DATASET CONTENT
-=-=-

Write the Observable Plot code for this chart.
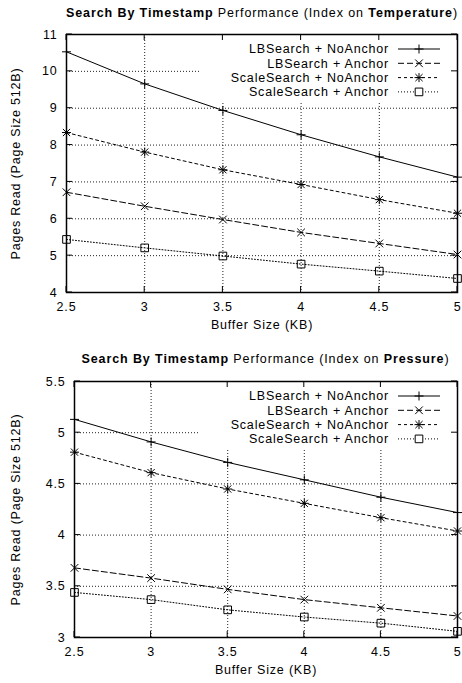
<!DOCTYPE html>
<html><head><meta charset="utf-8">
<script src="https://cdn.jsdelivr.net/npm/d3@7"></script>
<script src="https://cdn.jsdelivr.net/npm/@observablehq/plot@0.6"></script>
<style>
body{margin:0;background:#fff;font-family:"Liberation Sans",Arial,Helvetica,sans-serif;}
#wrap{position:relative;width:462px;height:683px;overflow:hidden;}
.chart{position:absolute;left:0;}
.title{position:absolute;text-align:center;font-size:12.5px;letter-spacing:0.9px;line-height:14px;color:#000;white-space:nowrap;}
</style></head><body>
<div id="wrap">
<div id="c1" class="chart" style="top:0px"></div>
<div id="c2" class="chart" style="top:340px"></div>
<div class="title" style="top:6px;left:66px;width:391px"><b>Search By Timestamp</b> Performance (Index on <b>Temperature</b>)</div>
<div class="title" style="top:352px;left:74px;width:383px"><b>Search By Timestamp</b> Performance (Index on <b>Pressure</b>)</div>
</div>
<script>
// ---- data ----
const bufferKB = [2.5, 3, 3.5, 4, 4.5, 5];
const seriesNames = ["LBSearch + NoAnchor", "LBSearch + Anchor", "ScaleSearch + NoAnchor", "ScaleSearch + Anchor"];

const tempLBNoAnchor    = [10.53, 9.66, 8.94, 8.28, 7.68, 7.13];
const tempLBAnchor      = [6.72, 6.34, 5.98, 5.63, 5.33, 5.03];
const tempScaleNoAnchor = [8.34, 7.81, 7.33, 6.93, 6.52, 6.15];
const tempScaleAnchor   = [5.44, 5.21, 4.99, 4.77, 4.58, 4.38];

const presLBNoAnchor    = [5.13, 4.91, 4.71, 4.54, 4.37, 4.22];
const presLBAnchor      = [3.68, 3.58, 3.47, 3.37, 3.29, 3.21];
const presScaleNoAnchor = [4.81, 4.61, 4.45, 4.31, 4.17, 4.04];
const presScaleAnchor   = [3.44, 3.37, 3.27, 3.20, 3.14, 3.06];

const xTicks = [2.5, 3, 3.5, 4, 4.5, 5];
const tempYTicks = [4, 5, 6, 7, 8, 9, 10, 11];
const presYTicks = [3, 3.5, 4, 4.5, 5, 5.5];

const xLabel = "Buffer Size (KB)";
const yLabel = "Pages Read (Page Size 512B)";

// ---- symbols ----
const rad = size => Math.sqrt(size / Math.PI);
const symPlus = {draw(c, s){const r = rad(s); c.moveTo(-r,0); c.lineTo(r,0); c.moveTo(0,-r); c.lineTo(0,r);}};
const symTimes = {draw(c, s){const r = rad(s)*0.85; c.moveTo(-r,-r); c.lineTo(r,r); c.moveTo(-r,r); c.lineTo(r,-r);}};
const symAst = {draw(c, s){const r = rad(s); const q = r*0.8; c.moveTo(-r,0); c.lineTo(r,0); c.moveTo(0,-r); c.lineTo(0,r); c.moveTo(-q,-q); c.lineTo(q,q); c.moveTo(-q,q); c.lineTo(q,-q);}};
const symSquare = {draw(c, s){const r = rad(s)*0.85; c.rect(-r,-r,2*r,2*r);}};

const styles = [
  {dash: null, sym: symPlus},
  {dash: "6,3", sym: symTimes},
  {dash: "3,3", sym: symAst},
  {dash: "1,2", sym: symSquare}
];
const markerR = 4.5;
const FS = 12.5;

function makeChart(series, yDomain, yTicks, marginLeft, marginTop, marginBottom, height) {
  const rows = [];
  series.forEach((vals, j) => bufferKB.forEach((x, i) => rows.push({x, y: vals[i], s: j})));

  const boxMark = (index, scales, values, dims) => {
    const right = dims.width - dims.marginRight, top = dims.marginTop;
    const g = d3.create("svg:g");
    g.append("rect").attr("x", right - 257).attr("y", top).attr("width", 257).attr("height", 67).attr("fill", "white");
    return g.node();
  };
  const tickMark = (index, scales, values, dims) => {
    const left = dims.marginLeft, right = dims.width - dims.marginRight;
    const top = dims.marginTop, bottom = dims.height - dims.marginBottom;
    const g = d3.create("svg:g").attr("stroke", "#000").attr("stroke-width", 1);
    const L = 6;
    for (const t of xTicks) {
      const x = scales.x(t);
      g.append("line").attr("x1", x).attr("x2", x).attr("y1", bottom).attr("y2", bottom - L);
      g.append("line").attr("x1", x).attr("x2", x).attr("y1", top).attr("y2", top + L);
    }
    for (const t of yTicks) {
      const y = scales.y(t);
      g.append("line").attr("y1", y).attr("y2", y).attr("x1", left).attr("x2", left + L);
      g.append("line").attr("y1", y).attr("y2", y).attr("x1", right).attr("x2", right - L);
    }
    return g.node();
  };
  const legendMark = (index, scales, values, dims) => {
    const right = dims.width - dims.marginRight, top = dims.marginTop;
    const g = d3.create("svg:g");
    seriesNames.forEach((name, j) => {
      const y = top + 15 + j * 14.3;
      g.append("text").attr("x", right - 68).attr("y", y).attr("dy", "0.35em")
        .attr("text-anchor", "end").attr("font-size", FS).attr("fill", "#000").text(name);
      const ln = g.append("line").attr("x1", right - 59).attr("x2", right - 17).attr("y1", y).attr("y2", y)
        .attr("stroke", "#000").attr("stroke-width", 1);
      if (styles[j].dash) ln.attr("stroke-dasharray", styles[j].dash);
      g.append("path").attr("transform", `translate(${right - 38},${y})`)
        .attr("d", d3.symbol(styles[j].sym, Math.PI * markerR * markerR)())
        .attr("fill", j === 3 ? "white" : "none").attr("stroke", "#000").attr("stroke-width", 1);
    });
    return g.node();
  };

  const marks = [
    Plot.gridX(xTicks, {stroke: "#222", strokeOpacity: 1, strokeDasharray: "1,2"}),
    Plot.gridY(yTicks, {stroke: "#222", strokeOpacity: 1, strokeDasharray: "1,2"}),
    boxMark,
    tickMark,
    Plot.frame({stroke: "#000", strokeWidth: 1.5})
  ];
  styles.forEach((st, j) => {
    const d = rows.filter(r => r.s === j);
    marks.push(Plot.line(d, {x: "x", y: "y", stroke: "#000", strokeWidth: 1, strokeDasharray: st.dash || undefined}));
    marks.push(Plot.dot(d, {x: "x", y: "y", symbol: st.sym, r: markerR, stroke: "#000", fill: "none", strokeWidth: 1}));
  });
  marks.push(legendMark);
  marks.push(Plot.axisX(xTicks, {tickSize: 0, tickPadding: 10, fontSize: FS, label: null, tickFormat: d => String(d)}));
  marks.push(Plot.axisY(yTicks, {tickSize: 0, tickPadding: 9, fontSize: FS, label: null, tickFormat: d => String(d)}));
  marks.push(Plot.text([xLabel], {frameAnchor: "bottom", dy: 36.5, fontSize: FS, fill: "#000", textAnchor: "middle"}));
  marks.push(Plot.text([yLabel], {frameAnchor: "left", rotate: -90, dx: 15 - marginLeft, fontSize: FS, fill: "#000", textAnchor: "middle"}));

  return Plot.plot({
    width: 462,
    height,
    marginLeft,
    marginRight: 5,
    marginTop,
    marginBottom,
    style: {fontFamily: "Liberation Sans, Arial, sans-serif", fontSize: FS + "px", letterSpacing: "0.8px", color: "#000", background: "transparent", overflow: "visible"},
    x: {domain: [2.5, 5]},
    y: {domain: yDomain},
    marks
  });
}

document.getElementById("c1").append(
  makeChart([tempLBNoAnchor, tempLBAnchor, tempScaleNoAnchor, tempScaleAnchor], [4, 11], tempYTicks, 66, 34, 48, 340)
);
document.getElementById("c2").append(
  makeChart([presLBNoAnchor, presLBAnchor, presScaleNoAnchor, presScaleAnchor], [3, 5.5], presYTicks, 74, 41, 46, 343)
);
</script>
</body></html>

-=-=-

REQUIRED WORK
Without the pictures, return the listing above from its first line through the line that has "4.77, 4.58, 4.38];".

RESPONSE TO THIS TASK
Write the Observable Plot code for this chart.
<!DOCTYPE html>
<html><head><meta charset="utf-8">
<script src="https://cdn.jsdelivr.net/npm/d3@7"></script>
<script src="https://cdn.jsdelivr.net/npm/@observablehq/plot@0.6"></script>
<style>
body{margin:0;background:#fff;font-family:"Liberation Sans",Arial,Helvetica,sans-serif;}
#wrap{position:relative;width:462px;height:683px;overflow:hidden;}
.chart{position:absolute;left:0;}
.title{position:absolute;text-align:center;font-size:12.5px;letter-spacing:0.9px;line-height:14px;color:#000;white-space:nowrap;}
</style></head><body>
<div id="wrap">
<div id="c1" class="chart" style="top:0px"></div>
<div id="c2" class="chart" style="top:340px"></div>
<div class="title" style="top:6px;left:66px;width:391px"><b>Search By Timestamp</b> Performance (Index on <b>Temperature</b>)</div>
<div class="title" style="top:352px;left:74px;width:383px"><b>Search By Timestamp</b> Performance (Index on <b>Pressure</b>)</div>
</div>
<script>
// ---- data ----
const bufferKB = [2.5, 3, 3.5, 4, 4.5, 5];
const seriesNames = ["LBSearch + NoAnchor", "LBSearch + Anchor", "ScaleSearch + NoAnchor", "ScaleSearch + Anchor"];

const tempLBNoAnchor    = [10.53, 9.66, 8.94, 8.28, 7.68, 7.13];
const tempLBAnchor      = [6.72, 6.34, 5.98, 5.63, 5.33, 5.03];
const tempScaleNoAnchor = [8.34, 7.81, 7.33, 6.93, 6.52, 6.15];
const tempScaleAnchor   = [5.44, 5.21, 4.99, 4.77, 4.58, 4.38];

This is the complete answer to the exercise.